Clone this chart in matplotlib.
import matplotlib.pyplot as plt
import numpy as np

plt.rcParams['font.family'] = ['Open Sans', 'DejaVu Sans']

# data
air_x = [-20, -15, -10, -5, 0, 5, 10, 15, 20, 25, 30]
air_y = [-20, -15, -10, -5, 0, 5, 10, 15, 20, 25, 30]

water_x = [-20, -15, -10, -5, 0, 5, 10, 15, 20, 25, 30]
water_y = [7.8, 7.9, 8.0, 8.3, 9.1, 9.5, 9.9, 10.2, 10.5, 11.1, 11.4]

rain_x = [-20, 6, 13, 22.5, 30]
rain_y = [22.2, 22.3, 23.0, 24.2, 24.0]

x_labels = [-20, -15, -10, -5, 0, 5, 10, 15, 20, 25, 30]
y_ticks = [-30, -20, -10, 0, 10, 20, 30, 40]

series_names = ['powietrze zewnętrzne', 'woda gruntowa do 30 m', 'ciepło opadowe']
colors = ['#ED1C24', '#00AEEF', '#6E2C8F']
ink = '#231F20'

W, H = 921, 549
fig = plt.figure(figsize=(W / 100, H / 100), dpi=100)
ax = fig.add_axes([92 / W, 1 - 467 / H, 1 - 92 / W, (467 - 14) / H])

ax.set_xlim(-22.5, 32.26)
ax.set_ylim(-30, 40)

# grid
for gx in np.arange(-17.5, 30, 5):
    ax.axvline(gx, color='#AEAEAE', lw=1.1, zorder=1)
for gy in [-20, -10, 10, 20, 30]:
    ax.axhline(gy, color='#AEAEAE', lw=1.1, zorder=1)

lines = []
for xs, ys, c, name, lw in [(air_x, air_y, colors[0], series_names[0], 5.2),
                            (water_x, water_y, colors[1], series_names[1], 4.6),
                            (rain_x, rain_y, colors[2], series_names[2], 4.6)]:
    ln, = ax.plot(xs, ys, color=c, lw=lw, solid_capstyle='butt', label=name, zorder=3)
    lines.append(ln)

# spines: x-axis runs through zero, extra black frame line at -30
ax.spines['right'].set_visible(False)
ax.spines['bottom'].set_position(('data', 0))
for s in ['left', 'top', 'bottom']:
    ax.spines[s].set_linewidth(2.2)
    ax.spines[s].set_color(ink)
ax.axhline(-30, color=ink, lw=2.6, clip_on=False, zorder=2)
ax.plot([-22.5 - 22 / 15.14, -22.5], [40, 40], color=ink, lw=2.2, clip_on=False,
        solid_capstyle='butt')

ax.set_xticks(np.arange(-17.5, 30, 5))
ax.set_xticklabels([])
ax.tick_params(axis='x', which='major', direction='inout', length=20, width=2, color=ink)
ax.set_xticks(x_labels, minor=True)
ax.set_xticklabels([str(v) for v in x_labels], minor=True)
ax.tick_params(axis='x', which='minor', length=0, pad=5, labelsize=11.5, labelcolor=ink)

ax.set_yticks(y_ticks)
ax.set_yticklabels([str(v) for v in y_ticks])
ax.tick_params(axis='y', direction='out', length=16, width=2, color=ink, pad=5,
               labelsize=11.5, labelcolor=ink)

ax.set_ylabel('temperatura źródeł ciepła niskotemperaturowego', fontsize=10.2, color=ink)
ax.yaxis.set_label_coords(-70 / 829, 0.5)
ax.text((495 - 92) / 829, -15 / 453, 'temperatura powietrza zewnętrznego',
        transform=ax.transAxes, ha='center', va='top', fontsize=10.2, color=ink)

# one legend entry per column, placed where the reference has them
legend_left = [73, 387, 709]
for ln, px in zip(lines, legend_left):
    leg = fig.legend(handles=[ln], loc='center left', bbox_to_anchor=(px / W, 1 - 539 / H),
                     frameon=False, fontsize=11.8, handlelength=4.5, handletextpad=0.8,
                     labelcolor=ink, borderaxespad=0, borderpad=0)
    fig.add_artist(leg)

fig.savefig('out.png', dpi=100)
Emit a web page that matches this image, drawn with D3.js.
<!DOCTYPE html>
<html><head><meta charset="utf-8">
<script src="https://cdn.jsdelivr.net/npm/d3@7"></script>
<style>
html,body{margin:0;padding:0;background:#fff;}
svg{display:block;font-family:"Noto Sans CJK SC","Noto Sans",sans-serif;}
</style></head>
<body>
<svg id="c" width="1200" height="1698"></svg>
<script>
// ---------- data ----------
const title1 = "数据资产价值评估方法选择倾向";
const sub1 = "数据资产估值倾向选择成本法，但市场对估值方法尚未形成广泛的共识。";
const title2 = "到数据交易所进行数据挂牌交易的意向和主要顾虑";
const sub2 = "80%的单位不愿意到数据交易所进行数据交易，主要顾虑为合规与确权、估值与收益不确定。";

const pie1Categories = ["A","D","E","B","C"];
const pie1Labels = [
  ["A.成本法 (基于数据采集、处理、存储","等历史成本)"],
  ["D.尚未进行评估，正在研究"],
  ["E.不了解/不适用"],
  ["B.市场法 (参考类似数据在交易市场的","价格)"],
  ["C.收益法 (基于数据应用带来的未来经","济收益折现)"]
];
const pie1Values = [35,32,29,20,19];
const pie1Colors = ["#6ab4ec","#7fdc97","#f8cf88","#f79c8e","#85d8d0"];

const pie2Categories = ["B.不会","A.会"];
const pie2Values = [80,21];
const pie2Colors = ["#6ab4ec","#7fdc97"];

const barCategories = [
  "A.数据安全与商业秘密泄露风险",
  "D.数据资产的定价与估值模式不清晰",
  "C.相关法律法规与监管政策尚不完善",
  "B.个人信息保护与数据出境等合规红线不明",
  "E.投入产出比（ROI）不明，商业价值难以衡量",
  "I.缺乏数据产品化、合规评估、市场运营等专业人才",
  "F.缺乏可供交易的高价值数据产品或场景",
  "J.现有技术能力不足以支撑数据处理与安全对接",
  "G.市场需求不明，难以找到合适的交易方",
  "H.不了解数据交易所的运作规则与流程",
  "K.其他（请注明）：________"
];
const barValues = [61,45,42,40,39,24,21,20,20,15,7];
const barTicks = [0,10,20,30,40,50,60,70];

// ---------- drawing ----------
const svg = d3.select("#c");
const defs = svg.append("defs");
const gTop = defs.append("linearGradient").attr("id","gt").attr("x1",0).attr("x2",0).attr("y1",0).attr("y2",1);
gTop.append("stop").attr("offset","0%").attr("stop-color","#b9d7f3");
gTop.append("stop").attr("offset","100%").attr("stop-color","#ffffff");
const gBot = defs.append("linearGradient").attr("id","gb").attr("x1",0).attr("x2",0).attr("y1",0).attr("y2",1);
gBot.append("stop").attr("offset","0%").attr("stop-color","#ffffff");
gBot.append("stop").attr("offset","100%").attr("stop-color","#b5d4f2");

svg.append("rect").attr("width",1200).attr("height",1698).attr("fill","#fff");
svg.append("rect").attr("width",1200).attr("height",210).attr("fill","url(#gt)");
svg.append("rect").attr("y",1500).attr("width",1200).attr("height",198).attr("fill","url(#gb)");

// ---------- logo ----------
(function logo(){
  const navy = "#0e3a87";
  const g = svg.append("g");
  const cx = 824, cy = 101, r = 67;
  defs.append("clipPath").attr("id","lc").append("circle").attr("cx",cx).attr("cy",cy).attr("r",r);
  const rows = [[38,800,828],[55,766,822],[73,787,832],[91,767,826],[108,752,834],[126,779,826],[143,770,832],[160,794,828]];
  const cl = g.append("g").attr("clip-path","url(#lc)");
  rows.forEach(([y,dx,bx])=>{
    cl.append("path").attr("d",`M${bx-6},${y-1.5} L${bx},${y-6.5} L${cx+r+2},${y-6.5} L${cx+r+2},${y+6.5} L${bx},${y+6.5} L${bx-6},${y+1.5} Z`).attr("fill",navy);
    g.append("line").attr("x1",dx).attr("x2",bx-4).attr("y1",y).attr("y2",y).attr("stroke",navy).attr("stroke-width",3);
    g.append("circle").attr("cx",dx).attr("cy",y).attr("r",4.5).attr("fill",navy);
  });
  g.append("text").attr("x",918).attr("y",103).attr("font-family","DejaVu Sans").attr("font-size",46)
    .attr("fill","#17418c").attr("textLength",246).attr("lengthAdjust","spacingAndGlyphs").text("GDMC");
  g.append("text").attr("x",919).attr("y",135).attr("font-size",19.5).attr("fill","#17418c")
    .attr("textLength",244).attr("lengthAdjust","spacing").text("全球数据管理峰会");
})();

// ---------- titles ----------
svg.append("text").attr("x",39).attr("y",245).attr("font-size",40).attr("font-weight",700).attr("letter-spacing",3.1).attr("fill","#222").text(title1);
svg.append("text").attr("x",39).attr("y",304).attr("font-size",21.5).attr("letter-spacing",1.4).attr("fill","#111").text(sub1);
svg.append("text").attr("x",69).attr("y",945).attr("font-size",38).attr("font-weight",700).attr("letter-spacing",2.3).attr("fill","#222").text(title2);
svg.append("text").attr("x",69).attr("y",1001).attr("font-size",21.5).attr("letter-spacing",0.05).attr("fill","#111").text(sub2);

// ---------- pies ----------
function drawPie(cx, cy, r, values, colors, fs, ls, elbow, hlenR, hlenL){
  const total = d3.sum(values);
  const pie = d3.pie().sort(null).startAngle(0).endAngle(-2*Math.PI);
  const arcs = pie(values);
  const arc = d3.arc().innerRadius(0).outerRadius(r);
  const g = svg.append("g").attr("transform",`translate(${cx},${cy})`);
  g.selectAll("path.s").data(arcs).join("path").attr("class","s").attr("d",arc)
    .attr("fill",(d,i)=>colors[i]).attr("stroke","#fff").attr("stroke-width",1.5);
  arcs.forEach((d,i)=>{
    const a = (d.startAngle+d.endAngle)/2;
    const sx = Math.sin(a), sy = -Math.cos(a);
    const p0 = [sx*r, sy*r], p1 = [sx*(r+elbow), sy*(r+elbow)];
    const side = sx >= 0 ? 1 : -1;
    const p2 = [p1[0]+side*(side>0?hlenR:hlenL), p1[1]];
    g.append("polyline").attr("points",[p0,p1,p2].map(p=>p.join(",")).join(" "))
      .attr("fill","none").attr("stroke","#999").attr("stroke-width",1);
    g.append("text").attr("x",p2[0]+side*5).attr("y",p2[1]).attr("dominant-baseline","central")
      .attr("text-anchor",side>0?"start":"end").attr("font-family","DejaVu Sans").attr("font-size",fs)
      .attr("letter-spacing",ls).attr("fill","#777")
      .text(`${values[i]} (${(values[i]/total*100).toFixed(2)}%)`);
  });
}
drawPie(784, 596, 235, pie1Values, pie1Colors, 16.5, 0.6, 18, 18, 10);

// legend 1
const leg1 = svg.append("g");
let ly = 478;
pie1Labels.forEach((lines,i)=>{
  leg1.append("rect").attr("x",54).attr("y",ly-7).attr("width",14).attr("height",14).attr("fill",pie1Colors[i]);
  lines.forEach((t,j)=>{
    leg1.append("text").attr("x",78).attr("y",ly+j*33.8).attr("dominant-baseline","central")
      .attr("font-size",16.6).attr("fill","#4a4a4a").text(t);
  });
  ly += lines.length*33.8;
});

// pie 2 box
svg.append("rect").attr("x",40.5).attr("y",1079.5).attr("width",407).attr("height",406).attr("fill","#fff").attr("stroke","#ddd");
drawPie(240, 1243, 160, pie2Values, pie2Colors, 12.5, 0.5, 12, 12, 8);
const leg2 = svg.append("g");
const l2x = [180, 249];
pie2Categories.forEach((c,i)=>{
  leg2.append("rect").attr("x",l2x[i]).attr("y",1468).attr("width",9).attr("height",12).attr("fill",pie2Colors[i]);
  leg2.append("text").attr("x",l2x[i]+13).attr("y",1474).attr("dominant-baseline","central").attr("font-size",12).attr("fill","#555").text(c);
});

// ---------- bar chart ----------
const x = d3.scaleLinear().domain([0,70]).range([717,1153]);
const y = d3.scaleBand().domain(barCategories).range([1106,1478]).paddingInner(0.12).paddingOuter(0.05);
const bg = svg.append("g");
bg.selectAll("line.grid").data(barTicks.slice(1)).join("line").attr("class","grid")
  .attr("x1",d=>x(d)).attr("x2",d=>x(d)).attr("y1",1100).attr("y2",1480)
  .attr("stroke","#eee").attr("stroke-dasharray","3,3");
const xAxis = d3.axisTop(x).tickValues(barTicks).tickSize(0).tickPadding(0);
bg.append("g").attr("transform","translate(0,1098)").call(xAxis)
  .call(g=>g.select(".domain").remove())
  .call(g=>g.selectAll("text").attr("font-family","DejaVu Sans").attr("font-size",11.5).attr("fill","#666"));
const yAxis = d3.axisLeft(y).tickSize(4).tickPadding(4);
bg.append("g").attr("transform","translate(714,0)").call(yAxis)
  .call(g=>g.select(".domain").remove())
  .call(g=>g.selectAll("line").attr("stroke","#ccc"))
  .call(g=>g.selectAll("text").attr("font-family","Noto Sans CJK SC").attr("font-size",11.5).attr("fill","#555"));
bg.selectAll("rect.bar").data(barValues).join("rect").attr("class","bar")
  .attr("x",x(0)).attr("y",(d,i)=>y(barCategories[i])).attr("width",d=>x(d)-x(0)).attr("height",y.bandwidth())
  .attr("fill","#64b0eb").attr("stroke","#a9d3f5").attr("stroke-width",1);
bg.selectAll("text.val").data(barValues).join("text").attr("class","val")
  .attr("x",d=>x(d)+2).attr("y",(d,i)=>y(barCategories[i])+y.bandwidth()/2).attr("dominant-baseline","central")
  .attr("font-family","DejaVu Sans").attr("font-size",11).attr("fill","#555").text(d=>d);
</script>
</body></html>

----------------------------------------

* _Task brief_
Beginning at the top of the data, please return every line until and including the line containing "y_ticks = [-30, -20, -10, 0, 10, 20, 30, 40]", copied exactly, and nothing past it.

* _Reply_
Clone this chart in matplotlib.
import matplotlib.pyplot as plt
import numpy as np

plt.rcParams['font.family'] = ['Open Sans', 'DejaVu Sans']

# data
air_x = [-20, -15, -10, -5, 0, 5, 10, 15, 20, 25, 30]
air_y = [-20, -15, -10, -5, 0, 5, 10, 15, 20, 25, 30]

water_x = [-20, -15, -10, -5, 0, 5, 10, 15, 20, 25, 30]
water_y = [7.8, 7.9, 8.0, 8.3, 9.1, 9.5, 9.9, 10.2, 10.5, 11.1, 11.4]

rain_x = [-20, 6, 13, 22.5, 30]
rain_y = [22.2, 22.3, 23.0, 24.2, 24.0]

x_labels = [-20, -15, -10, -5, 0, 5, 10, 15, 20, 25, 30]
y_ticks = [-30, -20, -10, 0, 10, 20, 30, 40]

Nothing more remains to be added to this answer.